Echo after Echo by Amy Rose Capetta. 421 p. Candlewick Press, October 10, 2017. 9780763691646.

Publisher synopsis: Debuting on the New York stage, Zara is unprepared — for Eli, the girl who makes the world glow; for Leopold, the director who wants perfection; or for death in the theater.
Zara Evans has come to the Aurelia Theater, home to the visionary director Leopold Henneman, to play her dream role in Echo and Ariston, the Greek tragedy that taught her everything she knows about love. When the director asks Zara to promise that she will have no outside commitments, no distractions, it’s easy to say yes. But it’s hard not to be distracted when there’s a death at the theater — and then another — especially when Zara doesn’t know if they’re accidents, or murder, or a curse that always comes in threes. It’s hard not to be distracted when assistant lighting director Eli Vasquez, a girl made of tattoos and abrupt laughs and every form of light, looks at Zara. It’s hard not to fall in love.

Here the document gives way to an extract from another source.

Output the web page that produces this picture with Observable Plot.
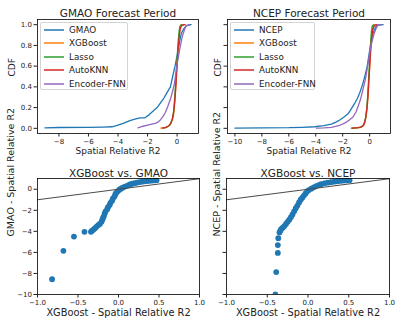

In heart-achingly beautiful prose, Amy Rose Capetta has spun a mystery and a love story into an impossible, inevitable whole — and cast lantern light on two young women, finding each other on a stage set for tragedy.

There was a fourth book, but one of my voracious readers grabbed it along with an armful of books. #lovemyjob

That's what's new with me. What's new with you?